I tak oto dokonuje się wolta opiniotwórcza, dzięki której aktorzy są napiętnowani za odmowę zagrania w filmie albo wręcz przeciwnie – za to, że w filmie zagrali. Z kolei pewien lubelski przedstawiciel mediów chcący uchodzić za „publicystę” a znany z zacietrzewionego antysemityzmu zamieszcza na forach internetowych opinie w sposób, co najmniej mało kulturalny i wcale nie chodzi o słowny rynsztok. Jeśli jest taki odważny dlaczego się nie podpisze ? Dlaczego nie napisze listu otwartego albo nie zaprosi do dyskusji ? Jesteśmy w wolnym kraju i bez problemu znalazł by co najmniej kilku interlokutorów. Ale nie. Łatwiej jest leczyć własne kompleksy dorabiając sobie samemu aureolę i bohatersko podpisując się pseudonimem. Chciałoby się powiedzieć – taka kondycja społeczeństwa jacy i jego „bohaterowie”. Natomiast niektórzy użytkownicy Facebook tworzą grupy wsparcia, które dają im poczucie wspólnoty pod sztandarami z hasłem „Kto nie z nami ten przeciwko nam”.
Siedząc wygodnie w fotelu opłakują głodujące dzieci w Afryce, piszą, że lubią zdjęcia osób, których nie znoszą albo knują spiskowe teorie dziejów.
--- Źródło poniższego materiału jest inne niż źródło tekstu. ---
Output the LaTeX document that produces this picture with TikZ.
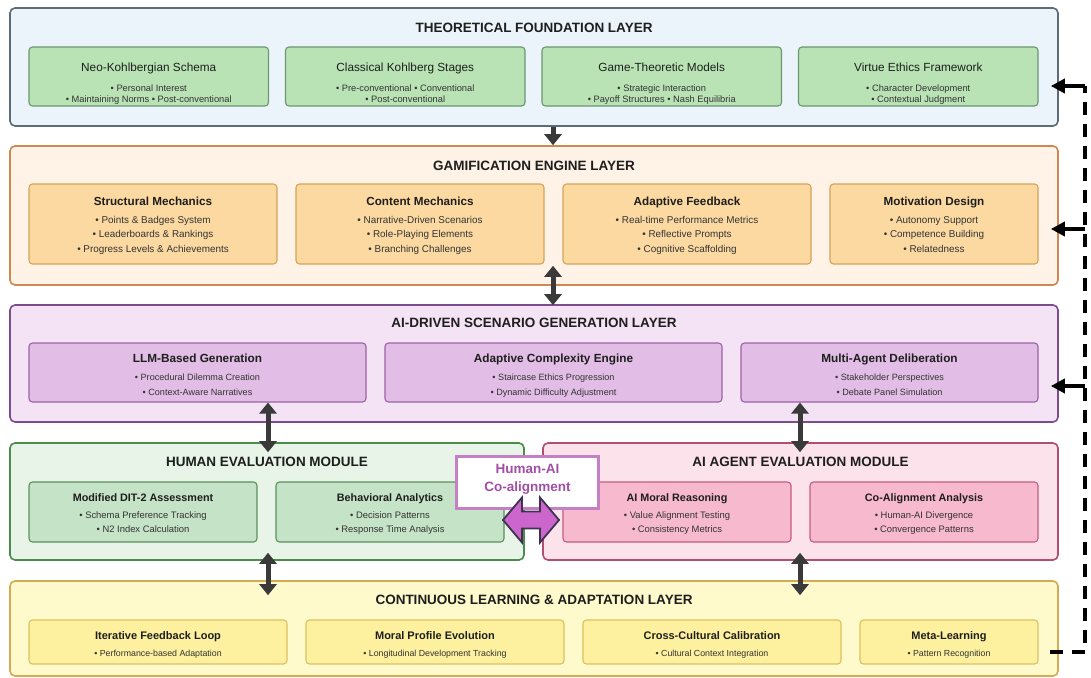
\documentclass[tikz,border=0pt]{standalone}
\usepackage{fontspec}
\setmainfont{Liberation Sans}
\usetikzlibrary{calc,arrows.meta}

\definecolor{ink}{HTML}{1E1E1E}
\definecolor{ink2}{HTML}{333333}
\definecolor{conn}{HTML}{3A3A3A}
\definecolor{l1f}{HTML}{EAF4FA}\definecolor{l1d}{HTML}{5B6B78}
\definecolor{s1f}{HTML}{B9E3B5}\definecolor{s1d}{HTML}{6E9670}
\definecolor{l2f}{HTML}{FEF3E6}\definecolor{l2d}{HTML}{D08850}
\definecolor{s2f}{HTML}{FDD9A2}\definecolor{s2d}{HTML}{D6A25A}
\definecolor{l3f}{HTML}{F4E3F5}\definecolor{l3d}{HTML}{7D4C8C}
\definecolor{s3f}{HTML}{E2BDE6}\definecolor{s3d}{HTML}{9C62A8}
\definecolor{hf}{HTML}{E7F4E7}\definecolor{hd}{HTML}{4B8B4B}
\definecolor{shf}{HTML}{C5E3C6}\definecolor{shd}{HTML}{5D8F5F}
\definecolor{af}{HTML}{FCE3EB}\definecolor{ad}{HTML}{B24E6E}
\definecolor{saf}{HTML}{F7B9CD}\definecolor{sad}{HTML}{C45C7E}
\definecolor{bf}{HTML}{FEFACC}\definecolor{bd}{HTML}{D6AA50}
\definecolor{sbf}{HTML}{FDF09E}\definecolor{sbd}{HTML}{DCC060}
\definecolor{cobox}{HTML}{C57FC5}
\definecolor{cotext}{HTML}{A24EA6}
\definecolor{coarrow}{HTML}{CC66CC}
\definecolor{coedge}{HTML}{3D3350}

\tikzset{
  lay/.style={rectangle, rounded corners=5pt, line width=1.6pt, inner sep=0pt},
  sb/.style={rectangle, rounded corners=3.5pt, line width=1.1pt, inner sep=0pt},
  T/.style={inner sep=0pt, text depth=0pt, text=ink, anchor=center},
  ltitle/.style={T, font=\bfseries\fontsize{13.5}{16}\selectfont, text height=9.7pt},
  conn/.style={draw=conn, line width=5pt},
  one/.style={conn, -{Triangle[width=17pt,length=11pt]}},
  two/.style={conn, {Triangle[width=17pt,length=11pt]}-{Triangle[width=17pt,length=11pt]}},
  fb/.style={draw=black, line width=3.8pt, dash pattern=on 13pt off 9pt},
  fbarrow/.style={draw=black, line width=3.8pt, -{Triangle[width=14pt,length=14pt]}},
}

\newcommand{\SBox}[8]{%
  \node[#2, minimum width={(#4)-(#3)}, minimum height={(#6)-(#5)}] (#1) at ({((#3)+(#4))/2},{((#5)+(#6))/2}) {};
  \node[ttl] (#1-t) at ({((#3)+(#4))/2},{\TY}) {#7};
  \foreach \itemtext [count=\i] in {#8} {
    \node[bul] (#1-\i) at ({((#3)+(#4))/2},{\BY+(\i-1)*\BS}) {\itemtext};
  }%
}

\begin{document}
\begin{tikzpicture}[x=1pt,y=-1pt]
\useasboundingbox (0,0) rectangle (1091,677);
\fill[white] (0,0) rectangle (1091,677);

% ---------- Layers ----------
\node[lay, draw=l1d, fill=l1f, minimum width=1048, minimum height=118] (L1) at (534,67) {};
\node[lay, draw=l2d, fill=l2f, minimum width=1048, minimum height=139] (L2) at (534,215.5) {};
\node[lay, draw=l3d, fill=l3f, minimum width=1048, minimum height=117] (L3) at (534,363.5) {};
\node[lay, draw=hd, fill=hf, minimum width=514, minimum height=117] (H) at (267,501.5) {};
\node[lay, draw=ad, fill=af, minimum width=515, minimum height=117] (A) at (800.5,501.5) {};
\node[lay, draw=bd, fill=bf, minimum width=1048, minimum height=95] (B) at (534,628.5) {};

\node[ltitle] (L1t) at (534,28) {THEORETICAL FOUNDATION LAYER};
\node[ltitle] (L2t) at (534,166) {GAMIFICATION ENGINE LAYER};
\node[ltitle] (L3t) at (534,323) {AI-DRIVEN SCENARIO GENERATION LAYER};
\node[ltitle] (Ht) at (267,462) {HUMAN EVALUATION MODULE};
\node[ltitle] (At) at (800.5,462) {AI AGENT EVALUATION MODULE};
\node[ltitle] (Bt) at (534,600) {CONTINUOUS LEARNING \& ADAPTATION LAYER};

% ---------- Layer 1 ----------
\tikzset{ttl/.style={T, font=\fontsize{11.8}{14}\selectfont, text height=8.4pt},
         bul/.style={T, text=ink2, font=\fontsize{9.3}{11}\selectfont, text height=6.7pt}}
\def\TY{67}\def\BY{88}\def\BS{11}
\SBox{t1}{sb, draw=s1d, fill=s1f}{29}{268.5}{47}{106}{Neo-Kohlbergian Schema}{{• Personal Interest},{• Maintaining Norms • Post-conventional}}
\SBox{t2}{sb, draw=s1d, fill=s1f}{285.5}{525}{47}{106}{Classical Kohlberg Stages}{{• Pre-conventional • Conventional},{• Post-conventional}}
\SBox{t3}{sb, draw=s1d, fill=s1f}{542}{781.5}{47}{106}{Game-Theoretic Models}{{• Strategic Interaction},{• Payoff Structures • Nash Equilibria}}
\SBox{t4}{sb, draw=s1d, fill=s1f}{798.5}{1038}{47}{106}{Virtue Ethics Framework}{{• Character Development},{• Contextual Judgment}}

% ---------- Layer 2 ----------
\tikzset{ttl/.style={T, font=\bfseries\fontsize{11.7}{14}\selectfont, text height=8.4pt},
         bul/.style={T, text=ink2, font=\fontsize{9.9}{12}\selectfont, text height=7.1pt}}
\def\TY{201}\def\BY{219.5}\def\BS{14.5}
\SBox{g1}{sb, draw=s2d, fill=s2f}{29}{277}{184}{264}{Structural Mechanics}{{• Points \& Badges System},{• Leaderboards \& Rankings},{• Progress Levels \& Achievements}}
\SBox{g2}{sb, draw=s2d, fill=s2f}{296}{544}{184}{264}{Content Mechanics}{{• Narrative-Driven Scenarios},{• Role-Playing Elements},{• Branching Challenges}}
\SBox{g3}{sb, draw=s2d, fill=s2f}{563}{811}{184}{264}{Adaptive Feedback}{{• Real-time Performance Metrics},{• Reflective Prompts},{• Cognitive Scaffolding}}
\SBox{g4}{sb, draw=s2d, fill=s2f}{830}{1038}{184}{264}{Motivation Design}{{• Autonomy Support},{• Competence Building},{• Relatedness}}

% ---------- Layer 3 ----------
\tikzset{ttl/.style={T, font=\bfseries\fontsize{11.8}{14}\selectfont, text height=8.4pt},
         bul/.style={T, text=ink2, font=\fontsize{9.1}{11}\selectfont, text height=6.5pt}}
\def\TY{358}\def\BY{377}\def\BS{15}
\SBox{a1}{sb, draw=s3d, fill=s3f}{29}{366}{343}{402}{LLM-Based Generation}{{• Procedural Dilemma Creation},{• Context-Aware Narratives}}
\SBox{a2}{sb, draw=s3d, fill=s3f}{385}{722}{343}{402}{Adaptive Complexity Engine}{{• Staircase Ethics Progression},{• Dynamic Difficulty Adjustment}}
\SBox{a3}{sb, draw=s3d, fill=s3f}{741}{1038}{343}{402}{Multi-Agent Deliberation}{{• Stakeholder Perspectives},{• Debate Panel Simulation}}

% ---------- Modules ----------
\tikzset{ttl/.style={T, font=\bfseries\fontsize{10.8}{13}\selectfont, text height=7.7pt},
         bul/.style={T, text=ink2, font=\fontsize{9.4}{11}\selectfont, text height=6.7pt}}
\def\TY{497.5}\def\BY{515.5}\def\BS{14}
\SBox{h1}{sb, draw=shd, fill=shf}{29}{257}{482}{542}{Modified DIT-2 Assessment}{{• Schema Preference Tracking},{• N2 Index Calculation}}
\SBox{h2}{sb, draw=shd, fill=shf}{276}{504}{482}{542}{Behavioral Analytics}{{• Decision Patterns},{• Response Time Analysis}}
\SBox{m1}{sb, draw=sad, fill=saf}{563}{791}{482}{542}{AI Moral Reasoning}{{• Value Alignment Testing},{• Consistency Metrics}}
\SBox{m2}{sb, draw=sad, fill=saf}{810}{1038}{482}{542}{Co-Alignment Analysis}{{• Human-AI Divergence},{• Convergence Patterns}}

% ---------- Bottom layer ----------
\tikzset{ttl/.style={T, font=\bfseries\fontsize{11}{13}\selectfont, text height=7.9pt},
         bul/.style={T, text=ink2, font=\fontsize{8.8}{11}\selectfont, text height=6.3pt}}
\def\TY{636}\def\BY{653}\def\BS{14}
\SBox{c1}{sb, draw=sbd, fill=sbf}{29}{287}{620}{664}{Iterative Feedback Loop}{{• Performance-based Adaptation}}
\SBox{c2}{sb, draw=sbd, fill=sbf}{306}{564}{620}{664}{Moral Profile Evolution}{{• Longitudinal Development Tracking}}
\SBox{c3}{sb, draw=sbd, fill=sbf}{583}{841}{620}{664}{Cross-Cultural Calibration}{{• Cultural Context Integration}}
\SBox{c4}{sb, draw=sbd, fill=sbf}{860}{1038}{620}{664}{Meta-Learning}{{• Pattern Recognition}}

% ---------- Connectors between layers ----------
\draw[one] ([xshift=19pt]L1.south) -- ([xshift=19pt]L2.north);
\draw[two] ([xshift=19pt,yshift=20pt]L2.south) -- ([xshift=19pt,yshift=-1pt]L3.north);
\draw[two] ($(a1.south -| H.north)+(1,0)$) -- ($(H.north)+(1,10)$);
\draw[two] ($(a3.south -| A.north)+(-0.5,0)$) -- ($(A.north)+(-0.5,10)$);
\draw[two] ($(H.south)+(1,-8)$) -- ($(B.north -| H.south)+(1,15)$);
\draw[two] ($(A.south)+(-0.5,-8)$) -- ($(B.north -| A.south)+(-0.5,15)$);

% ---------- Human-AI co-alignment ----------
\node[rectangle, draw=cobox, fill=white, line width=3pt, minimum width=142, minimum height=52, inner sep=0pt] (CO) at (527.5,482) {};
\node[T, text=cotext, font=\bfseries\fontsize{13.5}{16}\selectfont, text height=9.7pt] (CO1) at (527.5,469) {Human-AI};
\node[T, text=cotext, font=\bfseries\fontsize{13.5}{16}\selectfont, text height=9.7pt] (CO2) at (527.5,486.5) {Co-alignment};
\draw[fill=coarrow, draw=coedge, line width=1.8pt, line join=miter]
  (503,520) -- (522,497.5) -- (522,511.5) -- (540,511.5) -- (540,497.5) -- (559,520)
  -- (540,542.5) -- (540,528.5) -- (522,528.5) -- (522,542.5) -- cycle;

% ---------- Feedback loop ----------
\coordinate (fbStart) at (1050,652);
\coordinate (fbCorner) at (1085,652);
\coordinate (fb1) at (1085,86);
\coordinate (fb2) at (1085,229);
\coordinate (fb3) at (1085,386);
\draw[fb] (fbStart) -- (fbCorner) -- (fb1);
\draw[fbarrow] (fb1) -- ($(fb1 -| L1.east)+(-8,0)$);
\draw[fbarrow] (fb2) -- ($(fb2 -| L2.east)+(-8,0)$);
\draw[fbarrow] (fb3) -- ($(fb3 -| L3.east)+(-8,0)$);
\end{tikzpicture}
\end{document}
Bądź tu mądry i narysuj tęczę ołówkiem.
Na szczęście nawet hipokryzja potrafi czasem wymknąć się spod kontroli tych, którzy nią rażą bez opamiętania. Od ponad dwudziestu lat nie mówią mi dzień dobry moja sąsiadka, jej mąż i ich dzieci. Przechodzą po kilkanaście razy dziennie obok mojej furtki a z ich twarzy bije dezaprobata, która osiągnęła kulminację wraz z pojawieniem się w naszym domu psa. Czym większe natężenie wrogiego spojrzenia tym krótsze na smyczy trzymanie naszego czworonoga. Jednak pies jak to pies musi czasami się wybiegać. Jakież było moje przerażenie, kiedy pewnego razu pies, sąsiad i ja zaskoczeni stanęliśmy ciemną nocą naprzeciwko siebie wyczekując tego, co zaraz zapewne się wydarzy. Już oczyma wyobraźni widziałam sprawę w sądzie, kiedy sąsiad, chowając za siebie butelkę piwa, powiedział: ”To taki ładny piesek, niech sobie biega. A pani też jest niczego sobie”. Od tamtego incydentu minęło już kilka lat. Sąsiad nadal udaje, że mnie nie zna, ale ile razy przechodzi obok mnie, traktując mnie jak powietrze, uśmiecham się z satysfakcją.
I takiego dystansu i spokoju w stosunku do siebie i innych życzę Państwu świątecznie.